A milestone of TV comedy
1 November 2008
"The Comic Strip presents . . ." introduced a new crowd of "'varsity comics" (Jennifer Saunders, Dawn French, Ade Edondson, Rick Mayall, Robbie Coltrane) to British commercial television, and a fresh approach to the half-hour comedy format. Led (as performer, writer, and director) by Peter Richardson, the Channel 4 series broke away from the crazy-sketch format which had dominated the years since the debut of Monty Python, instead focusing each episode on a playful exploration of a particular film or TV genre, some quintessentially British ("Five Go Mad in Dorset," with its deadpan tweaking of Enid Blyton's wartime children's adventure books) to presciently contemporary ("Bad News Tour," which beat "Spinal Tap" to the screen by almost two years).
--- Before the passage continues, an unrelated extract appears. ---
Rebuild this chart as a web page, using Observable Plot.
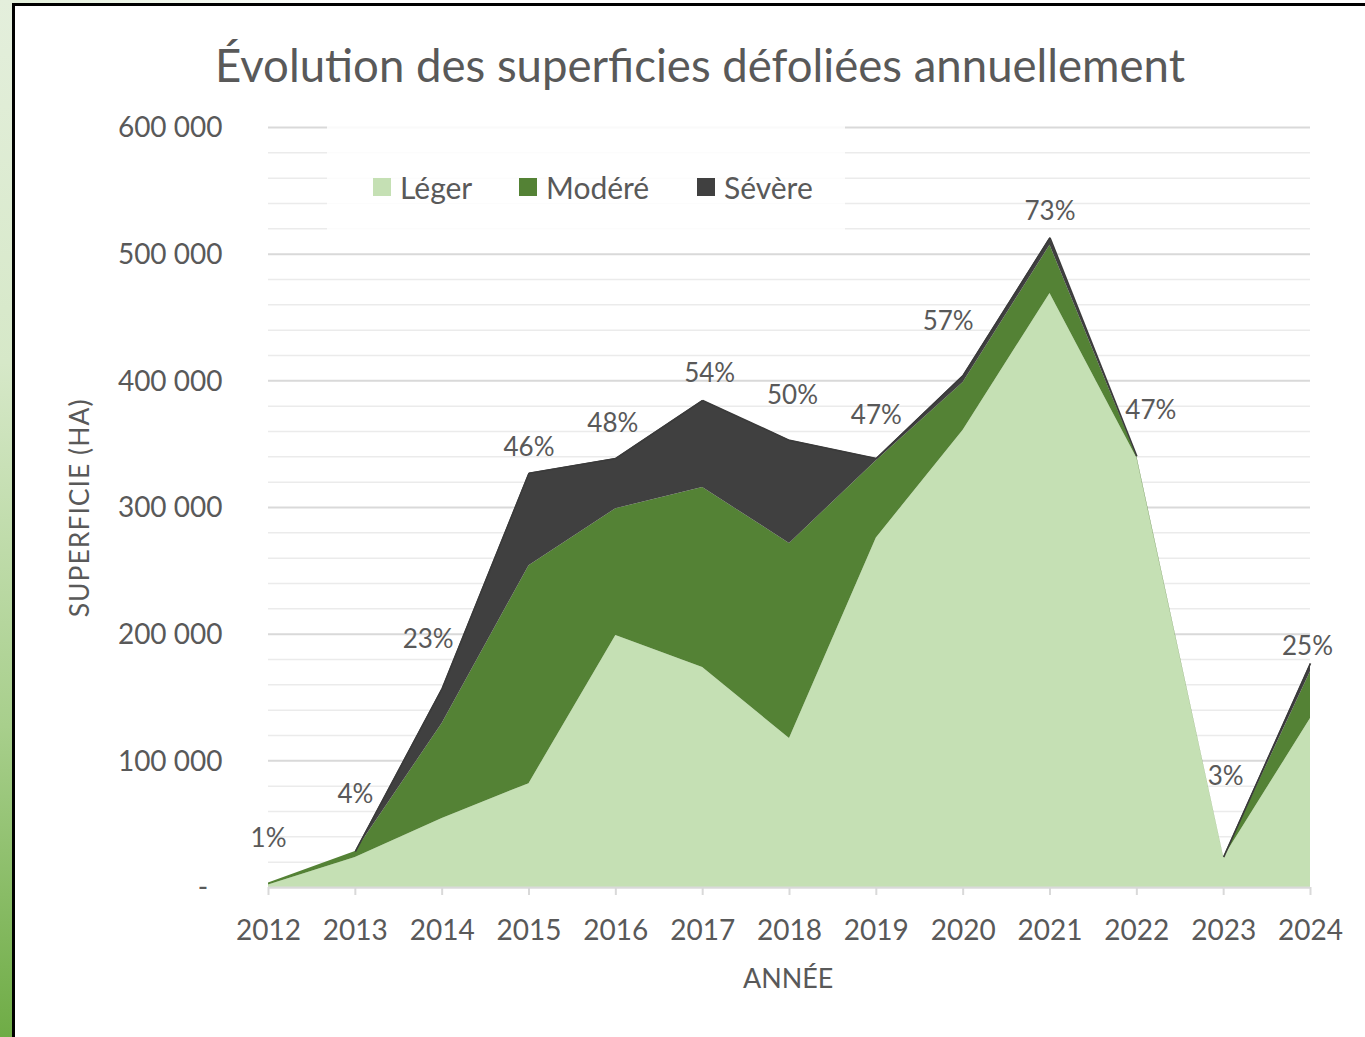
<!DOCTYPE html>
<html>
<head>
<meta charset="utf-8">
<script src="https://cdn.jsdelivr.net/npm/d3@7"></script>
<script src="https://cdn.jsdelivr.net/npm/@observablehq/plot@0.6"></script>
<style>
  body { margin: 0; background: #fff; }
  #wrap { position: relative; width: 1365px; height: 1037px; overflow: hidden; background: #fff;
          font-family: Lato, "Open Sans", sans-serif; color: #595959; }
  #strip { position: absolute; left: 0; top: 0; width: 12px; height: 1037px;
           background: linear-gradient(#e4efdc, #d6e8c8 35%, #a8cf8c 70%, #6fac46); }
  #topstrip { position: absolute; left: 0; top: 0; width: 1365px; height: 4px;
              background: linear-gradient(90deg, #e2efd9, #ffffff 25%); }
  #vline { position: absolute; left: 12px; top: 4px; width: 3px; height: 1033px; background: #000; }
  #hline { position: absolute; left: 12px; top: 3px; width: 1353px; height: 3px; background: #000; }
  #chart { position: absolute; left: 0; top: 0; }
  .lbl { position: absolute; white-space: nowrap; line-height: 1.2; }
  #legendbg { position: absolute; left: 327px; top: 125px; width: 518px; height: 112px; background: rgba(255,255,255,0.85); }
  .item { position: absolute; top: 172px; height: 30px; display: flex; align-items: center;
          font-size: 30px; line-height: 30px; white-space: nowrap; }
  .sw { width: 18px; height: 18px; margin-right: 9px; }
</style>
</head>
<body>
<div id="wrap">
  <div id="chart"></div>
  <div id="legendbg"></div>
  <div id="legend"></div>
  <div id="title" class="lbl">Évolution des superficies défoliées annuellement</div>
  <div id="ylabel" class="lbl">SUPERFICIE (HA)</div>
  <div id="xlabel" class="lbl">ANNÉE</div>
  <div id="topstrip"></div>
  <div id="strip"></div>
  <div id="hline"></div>
  <div id="vline"></div>
</div>
<script>
// ---- Data ----
const years   = [2012, 2013, 2014, 2015, 2016, 2017, 2018, 2019, 2020, 2021, 2022, 2023, 2024];
const leger   = [2000, 23700, 54500, 82000, 199000, 173700, 117600, 276000, 361000, 469000, 339000, 23700, 133400];
const modere  = [1500, 4700, 75000, 172000, 100000, 142100, 154000, 61000, 37700, 38000, 1500, 300, 37000];
const severe  = [0, 0, 27500, 73000, 39700, 68700, 81400, 1700, 5500, 6000, 0, 0, 6500];
const pctLabels = ["1%", "4%", "23%", "46%", "48%", "54%", "50%", "47%", "57%", "73%", "47%", "3%", "25%"];
const types   = ["Léger", "Modéré", "Sévère"];
const colors  = ["#c5e0b4", "#548235", "#404040"];
const yTicks  = [0, 100000, 200000, 300000, 400000, 500000, 600000];

// label nudges (px), style only
const labelDx = [0, 0, -14, 0, -3, 7, 3, 0, -15, 0, 14, 2, -3];
const labelDy = [-44, -57, -49, -26, -35, -27, -45, -43, -54, -26, -46, -80, -17];
// legend item left edges (px), style only
const legendLeft = [373, 519, 697];

// ---- Derived tables ----
const series = [leger, modere, severe];
const rows = [];
types.forEach((t, k) => years.forEach((y, i) => rows.push({year: y, type: t, value: series[k][i]})));
const totals = years.map((y, i) => ({year: y, total: leger[i] + modere[i] + severe[i], label: pctLabels[i], i}));
const segs = [];
for (let i = 0; i < years.length - 1; i++) {
  if (severe[i] > 0 || severe[i + 1] > 0) segs.push({x1: years[i], y1: totals[i].total, x2: years[i + 1], y2: totals[i + 1].total});
}
const minorTicks = d3.range(0, 600001, 20000).filter(v => v % 100000 !== 0);

const fmtY = d => d === 0 ? "-\u00a0\u00a0" : d3.format(",")(d).replace(/,/g, " ");

const chart = Plot.plot({
  width: 1365,
  height: 1037,
  marginLeft: 268,
  marginRight: 55,
  marginTop: 127,
  marginBottom: 150,
  style: {fontFamily: "Lato, 'Open Sans', sans-serif", fontSize: "28px", color: "#595959", background: "transparent", overflow: "visible"},
  x: {domain: [2012, 2024], label: null},
  y: {domain: [0, 600000], label: null},
  color: {domain: types, range: colors},
  marks: [
    Plot.ruleY(minorTicks, {stroke: "#ebebeb", strokeWidth: 1.5}),
    Plot.ruleY(yTicks, {stroke: "#d9d9d9", strokeWidth: 2}),
    Plot.areaY(rows, {x: "year", y: "value", fill: "type", order: types}),
    Plot.link(segs, {x1: "x1", y1: "y1", x2: "x2", y2: "y2", stroke: "#3a3a3a", strokeWidth: 1.6}),
    Plot.ruleY([0], {stroke: "#d9d9d9", strokeWidth: 2}),
    Plot.axisX({ticks: years, tickFormat: "d", tickSize: 8, tickPadding: 25, stroke: "#d9d9d9", strokeWidth: 2, strokeOpacity: 1, fill: "#595959", fontSize: 28, label: null}),
    Plot.axisY({ticks: yTicks, tickFormat: fmtY, tickSize: 0, tickPadding: 46, dy: 1, fill: "#595959", fontSize: 28, label: null}),
    Plot.text(totals, {x: "year", y: "total", text: "label", fill: "#595959", fontSize: 26})
  ]
});
document.getElementById("chart").appendChild(chart);

// apply per-label nudges to the percent labels (last text mark)
{
  const groups = chart.querySelectorAll("g[aria-label='text']");
  const g = groups[groups.length - 1];
  if (g) g.querySelectorAll("text").forEach((t, i) => {
    const tr = t.getAttribute("transform") || "";
    t.setAttribute("transform", tr + ` translate(${labelDx[i]},${labelDy[i]})`);
  });
}

// ---- Legend ----
const leg = document.getElementById("legend");
types.forEach((t, k) => {
  const it = document.createElement("div");
  it.className = "item";
  it.style.left = legendLeft[k] + "px";
  it.innerHTML = `<span class="sw" style="background:${colors[k]}"></span><span>${t}</span>`;
  leg.appendChild(it);
});

// ---- fit HTML text to measured reference sizes ----
function fit(el, target) {
  const w = el.offsetWidth;
  const fs = parseFloat(getComputedStyle(el).fontSize);
  const nfs = fs * target / w;
  el.style.fontSize = nfs + "px";
  return nfs;
}
const title = document.getElementById("title");
title.style.fontSize = "44px";
const tfs = fit(title, 970);
title.style.left = (700 - title.offsetWidth / 2) + "px";
title.style.top = (83 - 0.987 * tfs) + "px";

const xl = document.getElementById("xlabel");
xl.style.fontSize = "26px";
const xfs = fit(xl, 90);
xl.style.left = (788 - xl.offsetWidth / 2) + "px";
xl.style.top = (989 - 0.987 * xfs) + "px";

const yl = document.getElementById("ylabel");
yl.style.fontSize = "24px";
yl.style.letterSpacing = "1px";
fit(yl, 220);
const yw = yl.offsetWidth, yh = yl.offsetHeight;
yl.style.left = (80 - yw / 2) + "px";
yl.style.top = (508 - yh / 2) + "px";
yl.style.transform = "rotate(-90deg)";
</script>
</body>
</html>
Richardson's penchant for genre critique above all sometimes led to stylishly inert outings like "Beat Generation," but also to wildly idiosyncratic and memorable excursions like "Summer School," "Bullsh*tters," and "A Fistful of Traveler's Cheques." Unfortunately only available on DVD as a nine-count'em nine disc set in PAL format, The Comic Strip deserves a two or three disc compilation of its most marvelous episodes: After 25 years, many play better than most contemporary comedy today.